Jika dibandingkan dengan era Orde Baru, di mana semua serba ditentukan dari atas, kini pemerintahan desa jauh lebih demokratis. Selain, sejak dulu, telah ada sistem pemilihan langsung yang demokratis, kini desa juga dilengkapi dengan perangkat legislatif semacam DPRD. Jika dahulu Kades menerima tanah bengkok sebagai gaji, kini ada Kades yang telah menerima gaji bulanan yang cukup lumayan, plus berbagai fasilitas misalnya kedaraan roda dua untuk kelancaran tugasnya.

Tugas utama Kades adalah melayani warga. Ia adalah pelayan masyarakat, bukan lagi ’ndoro’ yang minta dilayani. Karena itu Kades harus siap membantu warga dalam urusan KTP sampai perizinan ini dan itu. Kades juga harus menjadi jembatan bagi warga dengan pemerintah setempat. Semua kebijakan boleh jadi lebih efektif disampaiakn melalui Kades. Pendek kata, Kades bisa menjadi kaki tangan warga, sekaligus kepanjangan tangan pemerintah setempat.

Sebagai jabatan yang di bawahnya langsung berhadapan dengan warga, posisi Kades kadang menjadi bahan tarik-menarik secara politik.
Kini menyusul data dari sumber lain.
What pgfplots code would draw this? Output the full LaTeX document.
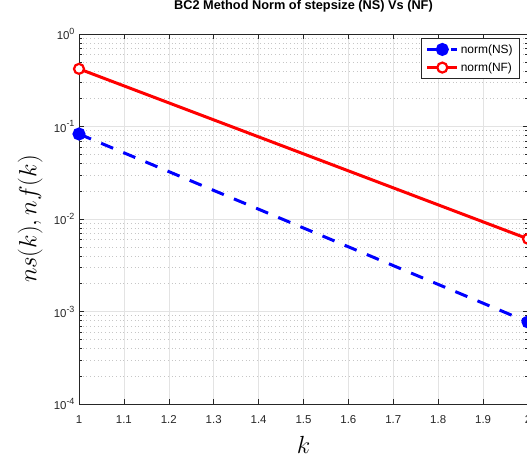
\documentclass[border=0pt]{standalone}
\usepackage{pgfplots}
\pgfplotsset{compat=1.18}
\usepackage{fontspec}
\setmainfont{Liberation Sans}
\definecolor{axgray}{RGB}{38,38,38}
\newcommand{\tenpow}[1]{10\raisebox{0.45em}{\fontsize{9}{10}\selectfont #1}}
\begin{document}
\begin{tikzpicture}
\begin{axis}[
  scale only axis, width=449bp, height=370bp,
  at={(0,0)}, anchor=south west,
  xmin=1, xmax=2, ymode=log, ymin=1e-4, ymax=1,
  xtick={1,1.1,1.2,1.3,1.4,1.5,1.6,1.7,1.8,1.9,2},
  xticklabels={1,1.1,1.2,1.3,1.4,1.5,1.6,1.7,1.8,1.9,2},
  ytick={1e-4,1e-3,1e-2,1e-1,1},
  yticklabels={{\tenpow{-4}},{\tenpow{-3}},{\tenpow{-2}},{\tenpow{-1}},{\tenpow{0}}},
  tick align=inside,
  major tick length=5bp, minor tick length=3bp,
  tick style={axgray, line width=0.6bp},
  axis line style={axgray, line width=0.7bp},
  ticklabel style={font=\fontsize{11.5}{13}\selectfont, text=axgray},
  xticklabel style={yshift=-8bp},
  yticklabel style={xshift=-1bp},
  grid=both,
  major grid style={gray!22, line width=0.6bp},
  minor grid style={gray!45, line width=0.6bp, dash pattern=on 0.7bp off 3bp},
  clip=false,
  title={BC2 Method Norm of stepsize (NS) Vs (NF)},
  title style={font=\bfseries\fontsize{12.8}{14}\selectfont, at={(axis description cs:0.5,1)}, anchor=center, yshift=22bp},
  xlabel={$k$},
  xlabel style={font=\fontsize{24}{28}\selectfont, at={(axis description cs:0.5,0)}, anchor=center, yshift=-41bp},
  ylabel={$ns(k), nf(k)$},
  ylabel style={font=\fontsize{24}{28}\selectfont, at={(axis description cs:-0.109,0.5)}, anchor=center},
  legend style={at={(axis description cs:0.982,0.989)}, anchor=north east,
    font=\fontsize{12}{14}\selectfont, draw=axgray, line width=0.6bp,
    inner xsep=5bp, inner ysep=4bp, row sep=4bp},
  legend cell align=left,
  legend image code/.code={\draw[mark repeat=2,mark phase=2] plot coordinates {(0bp,0bp)(15bp,0bp)(30bp,0bp)};},
]
\addplot[blue, line width=3bp, dash pattern=on 13bp off 11bp, mark=*, mark size=5bp, mark options={solid, fill=blue}]
  coordinates {(1,0.083) (2,0.00077)};
\addlegendentry{norm(NS)}
\addplot[red, line width=3bp, mark=*, mark size=5bp, mark options={solid, fill=white, draw=red, line width=2.2bp}]
  coordinates {(1,0.42) (2,0.0061)};
\addlegendentry{norm(NF)}
\end{axis}
\pgfresetboundingbox
\path (-79bp,-53bp) rectangle (448bp,404bp);
\end{tikzpicture}
\end{document}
Mereka kadang berhimpun dalam Persatuan atau Paguyuban Kades dan mampu menggoyang bupati yang main uang.Di Yogyakarta para Kades berdemo mendesak agar keistimewaan DIY tetap terjaga, di Kabupaten Rembang para Kades diminta meningkatkan perolehan Pajak Bumi dan Bangunan (PBB), sementara di Temanggung para Kades mempunyai andil ’menitikkan’ Totok!

Kades menjelang dan dan saat Pilkada menjadi rebutan para kandidat yang bertarung.Hal itu sah-sah saja, sejauh tugas-tugas melayani warga tetap berjalan lancar, dan tak menggunakan jabatannya untuk mempengaruhi warga memilih salah satu kandidat, apalagi dengan paksaan atau politik uang.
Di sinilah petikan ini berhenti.